| GIVEN TASK |
What follows is a set of records; repeat all of them exactly.

| INFORMATION SHOWN |
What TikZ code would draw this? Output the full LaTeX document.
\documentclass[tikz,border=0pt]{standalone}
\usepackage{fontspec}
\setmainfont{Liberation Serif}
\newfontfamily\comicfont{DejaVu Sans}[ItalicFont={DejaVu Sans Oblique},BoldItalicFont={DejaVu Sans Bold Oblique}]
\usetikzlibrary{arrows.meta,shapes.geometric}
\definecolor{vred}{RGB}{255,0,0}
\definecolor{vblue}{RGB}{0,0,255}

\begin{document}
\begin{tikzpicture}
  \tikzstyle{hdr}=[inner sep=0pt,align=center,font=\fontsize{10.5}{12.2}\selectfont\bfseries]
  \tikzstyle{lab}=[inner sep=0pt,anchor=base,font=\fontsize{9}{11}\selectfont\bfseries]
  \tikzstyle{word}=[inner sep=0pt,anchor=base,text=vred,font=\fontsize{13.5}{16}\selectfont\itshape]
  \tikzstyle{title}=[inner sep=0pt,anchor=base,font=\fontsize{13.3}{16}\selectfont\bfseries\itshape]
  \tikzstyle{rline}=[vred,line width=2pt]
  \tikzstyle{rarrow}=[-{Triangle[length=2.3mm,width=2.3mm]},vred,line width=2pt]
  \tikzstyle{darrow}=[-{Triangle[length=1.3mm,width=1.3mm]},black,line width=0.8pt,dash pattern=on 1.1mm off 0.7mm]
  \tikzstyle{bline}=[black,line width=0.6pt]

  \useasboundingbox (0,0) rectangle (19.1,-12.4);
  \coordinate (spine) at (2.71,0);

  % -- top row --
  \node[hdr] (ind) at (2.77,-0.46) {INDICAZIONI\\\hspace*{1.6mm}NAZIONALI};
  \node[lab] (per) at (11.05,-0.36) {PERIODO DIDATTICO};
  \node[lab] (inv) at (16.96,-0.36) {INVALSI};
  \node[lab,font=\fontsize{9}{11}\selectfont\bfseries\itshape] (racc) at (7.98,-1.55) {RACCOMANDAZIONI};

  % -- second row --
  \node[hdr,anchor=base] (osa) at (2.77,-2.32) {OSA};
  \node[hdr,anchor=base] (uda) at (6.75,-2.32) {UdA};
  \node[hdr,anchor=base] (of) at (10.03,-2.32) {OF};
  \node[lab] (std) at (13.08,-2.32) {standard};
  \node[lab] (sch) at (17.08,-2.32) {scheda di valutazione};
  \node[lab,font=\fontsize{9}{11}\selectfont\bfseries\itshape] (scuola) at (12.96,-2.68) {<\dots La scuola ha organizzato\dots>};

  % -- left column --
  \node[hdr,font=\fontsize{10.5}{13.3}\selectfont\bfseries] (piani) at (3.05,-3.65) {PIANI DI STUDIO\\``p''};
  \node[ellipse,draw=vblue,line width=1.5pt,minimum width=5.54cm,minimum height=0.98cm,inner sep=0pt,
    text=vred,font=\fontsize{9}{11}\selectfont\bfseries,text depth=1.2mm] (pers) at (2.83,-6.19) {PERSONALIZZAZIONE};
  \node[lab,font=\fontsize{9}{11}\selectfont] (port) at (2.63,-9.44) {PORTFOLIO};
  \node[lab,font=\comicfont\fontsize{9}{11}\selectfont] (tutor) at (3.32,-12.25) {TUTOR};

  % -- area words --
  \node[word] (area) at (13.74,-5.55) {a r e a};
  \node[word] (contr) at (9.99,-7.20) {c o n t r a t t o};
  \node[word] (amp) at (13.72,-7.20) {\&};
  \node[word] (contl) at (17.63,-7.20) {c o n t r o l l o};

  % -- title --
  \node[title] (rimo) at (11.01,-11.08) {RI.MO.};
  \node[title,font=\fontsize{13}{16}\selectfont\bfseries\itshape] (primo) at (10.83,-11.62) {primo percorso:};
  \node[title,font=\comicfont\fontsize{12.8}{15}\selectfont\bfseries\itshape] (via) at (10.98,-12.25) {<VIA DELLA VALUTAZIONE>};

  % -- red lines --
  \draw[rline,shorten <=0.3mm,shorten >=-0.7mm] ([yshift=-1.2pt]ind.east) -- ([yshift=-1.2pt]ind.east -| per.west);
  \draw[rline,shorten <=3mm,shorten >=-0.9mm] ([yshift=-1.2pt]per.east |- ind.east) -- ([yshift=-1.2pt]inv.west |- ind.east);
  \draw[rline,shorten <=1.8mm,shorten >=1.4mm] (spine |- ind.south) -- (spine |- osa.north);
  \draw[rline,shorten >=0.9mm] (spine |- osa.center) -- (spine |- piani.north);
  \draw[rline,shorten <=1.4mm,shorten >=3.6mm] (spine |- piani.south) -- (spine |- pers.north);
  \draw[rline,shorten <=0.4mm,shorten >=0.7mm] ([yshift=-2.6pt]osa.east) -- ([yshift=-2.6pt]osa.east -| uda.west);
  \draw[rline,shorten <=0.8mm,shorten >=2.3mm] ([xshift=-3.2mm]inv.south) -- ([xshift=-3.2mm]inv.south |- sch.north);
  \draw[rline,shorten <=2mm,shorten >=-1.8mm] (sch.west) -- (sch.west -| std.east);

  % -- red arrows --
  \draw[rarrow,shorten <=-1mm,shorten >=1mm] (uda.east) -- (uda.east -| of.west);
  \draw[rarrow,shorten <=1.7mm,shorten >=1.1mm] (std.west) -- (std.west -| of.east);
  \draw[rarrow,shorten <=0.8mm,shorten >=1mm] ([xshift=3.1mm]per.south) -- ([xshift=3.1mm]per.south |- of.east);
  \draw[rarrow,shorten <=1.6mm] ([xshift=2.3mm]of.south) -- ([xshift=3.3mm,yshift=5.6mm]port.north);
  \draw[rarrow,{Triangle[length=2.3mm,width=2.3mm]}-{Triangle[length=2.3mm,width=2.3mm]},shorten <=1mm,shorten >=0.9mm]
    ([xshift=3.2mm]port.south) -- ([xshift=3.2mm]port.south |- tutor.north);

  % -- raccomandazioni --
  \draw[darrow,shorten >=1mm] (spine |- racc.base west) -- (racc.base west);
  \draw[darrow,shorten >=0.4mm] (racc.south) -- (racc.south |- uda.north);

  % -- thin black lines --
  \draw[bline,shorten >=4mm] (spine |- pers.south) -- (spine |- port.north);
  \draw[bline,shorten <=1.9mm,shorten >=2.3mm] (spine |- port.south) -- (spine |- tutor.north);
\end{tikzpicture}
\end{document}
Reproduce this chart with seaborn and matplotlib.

| RESPONSE TO THE TASK |
What TikZ code would draw this? Output the full LaTeX document.
\documentclass[tikz,border=0pt]{standalone}
\usepackage{fontspec}
\setmainfont{Liberation Serif}
\newfontfamily\comicfont{DejaVu Sans}[ItalicFont={DejaVu Sans Oblique},BoldItalicFont={DejaVu Sans Bold Oblique}]
\usetikzlibrary{arrows.meta,shapes.geometric}
\definecolor{vred}{RGB}{255,0,0}
\definecolor{vblue}{RGB}{0,0,255}

\begin{document}
\begin{tikzpicture}
  \tikzstyle{hdr}=[inner sep=0pt,align=center,font=\fontsize{10.5}{12.2}\selectfont\bfseries]
  \tikzstyle{lab}=[inner sep=0pt,anchor=base,font=\fontsize{9}{11}\selectfont\bfseries]
  \tikzstyle{word}=[inner sep=0pt,anchor=base,text=vred,font=\fontsize{13.5}{16}\selectfont\itshape]
  \tikzstyle{title}=[inner sep=0pt,anchor=base,font=\fontsize{13.3}{16}\selectfont\bfseries\itshape]
  \tikzstyle{rline}=[vred,line width=2pt]
  \tikzstyle{rarrow}=[-{Triangle[length=2.3mm,width=2.3mm]},vred,line width=2pt]
  \tikzstyle{darrow}=[-{Triangle[length=1.3mm,width=1.3mm]},black,line width=0.8pt,dash pattern=on 1.1mm off 0.7mm]
  \tikzstyle{bline}=[black,line width=0.6pt]

  \useasboundingbox (0,0) rectangle (19.1,-12.4);
  \coordinate (spine) at (2.71,0);

  % -- top row --
  \node[hdr] (ind) at (2.77,-0.46) {INDICAZIONI\\\hspace*{1.6mm}NAZIONALI};
  \node[lab] (per) at (11.05,-0.36) {PERIODO DIDATTICO};
  \node[lab] (inv) at (16.96,-0.36) {INVALSI};
  \node[lab,font=\fontsize{9}{11}\selectfont\bfseries\itshape] (racc) at (7.98,-1.55) {RACCOMANDAZIONI};

  % -- second row --
  \node[hdr,anchor=base] (osa) at (2.77,-2.32) {OSA};
  \node[hdr,anchor=base] (uda) at (6.75,-2.32) {UdA};
  \node[hdr,anchor=base] (of) at (10.03,-2.32) {OF};
  \node[lab] (std) at (13.08,-2.32) {standard};
  \node[lab] (sch) at (17.08,-2.32) {scheda di valutazione};
  \node[lab,font=\fontsize{9}{11}\selectfont\bfseries\itshape] (scuola) at (12.96,-2.68) {<\dots La scuola ha organizzato\dots>};

  % -- left column --
  \node[hdr,font=\fontsize{10.5}{13.3}\selectfont\bfseries] (piani) at (3.05,-3.65) {PIANI DI STUDIO\\``p''};
  \node[ellipse,draw=vblue,line width=1.5pt,minimum width=5.54cm,minimum height=0.98cm,inner sep=0pt,
    text=vred,font=\fontsize{9}{11}\selectfont\bfseries,text depth=1.2mm] (pers) at (2.83,-6.19) {PERSONALIZZAZIONE};
  \node[lab,font=\fontsize{9}{11}\selectfont] (port) at (2.63,-9.44) {PORTFOLIO};
  \node[lab,font=\comicfont\fontsize{9}{11}\selectfont] (tutor) at (3.32,-12.25) {TUTOR};

  % -- area words --
  \node[word] (area) at (13.74,-5.55) {a r e a};
  \node[word] (contr) at (9.99,-7.20) {c o n t r a t t o};
  \node[word] (amp) at (13.72,-7.20) {\&};
  \node[word] (contl) at (17.63,-7.20) {c o n t r o l l o};

  % -- title --
  \node[title] (rimo) at (11.01,-11.08) {RI.MO.};
  \node[title,font=\fontsize{13}{16}\selectfont\bfseries\itshape] (primo) at (10.83,-11.62) {primo percorso:};
  \node[title,font=\comicfont\fontsize{12.8}{15}\selectfont\bfseries\itshape] (via) at (10.98,-12.25) {<VIA DELLA VALUTAZIONE>};

  % -- red lines --
  \draw[rline,shorten <=0.3mm,shorten >=-0.7mm] ([yshift=-1.2pt]ind.east) -- ([yshift=-1.2pt]ind.east -| per.west);
  \draw[rline,shorten <=3mm,shorten >=-0.9mm] ([yshift=-1.2pt]per.east |- ind.east) -- ([yshift=-1.2pt]inv.west |- ind.east);
  \draw[rline,shorten <=1.8mm,shorten >=1.4mm] (spine |- ind.south) -- (spine |- osa.north);
  \draw[rline,shorten >=0.9mm] (spine |- osa.center) -- (spine |- piani.north);
  \draw[rline,shorten <=1.4mm,shorten >=3.6mm] (spine |- piani.south) -- (spine |- pers.north);
  \draw[rline,shorten <=0.4mm,shorten >=0.7mm] ([yshift=-2.6pt]osa.east) -- ([yshift=-2.6pt]osa.east -| uda.west);
  \draw[rline,shorten <=0.8mm,shorten >=2.3mm] ([xshift=-3.2mm]inv.south) -- ([xshift=-3.2mm]inv.south |- sch.north);
  \draw[rline,shorten <=2mm,shorten >=-1.8mm] (sch.west) -- (sch.west -| std.east);

  % -- red arrows --
  \draw[rarrow,shorten <=-1mm,shorten >=1mm] (uda.east) -- (uda.east -| of.west);
  \draw[rarrow,shorten <=1.7mm,shorten >=1.1mm] (std.west) -- (std.west -| of.east);
  \draw[rarrow,shorten <=0.8mm,shorten >=1mm] ([xshift=3.1mm]per.south) -- ([xshift=3.1mm]per.south |- of.east);
  \draw[rarrow,shorten <=1.6mm] ([xshift=2.3mm]of.south) -- ([xshift=3.3mm,yshift=5.6mm]port.north);
  \draw[rarrow,{Triangle[length=2.3mm,width=2.3mm]}-{Triangle[length=2.3mm,width=2.3mm]},shorten <=1mm,shorten >=0.9mm]
    ([xshift=3.2mm]port.south) -- ([xshift=3.2mm]port.south |- tutor.north);

  % -- raccomandazioni --
  \draw[darrow,shorten >=1mm] (spine |- racc.base west) -- (racc.base west);
  \draw[darrow,shorten >=0.4mm] (racc.south) -- (racc.south |- uda.north);

  % -- thin black lines --
  \draw[bline,shorten >=4mm] (spine |- pers.south) -- (spine |- port.north);
  \draw[bline,shorten <=1.9mm,shorten >=2.3mm] (spine |- port.south) -- (spine |- tutor.north);
\end{tikzpicture}
\end{document}
Reproduce this chart with seaborn and matplotlib.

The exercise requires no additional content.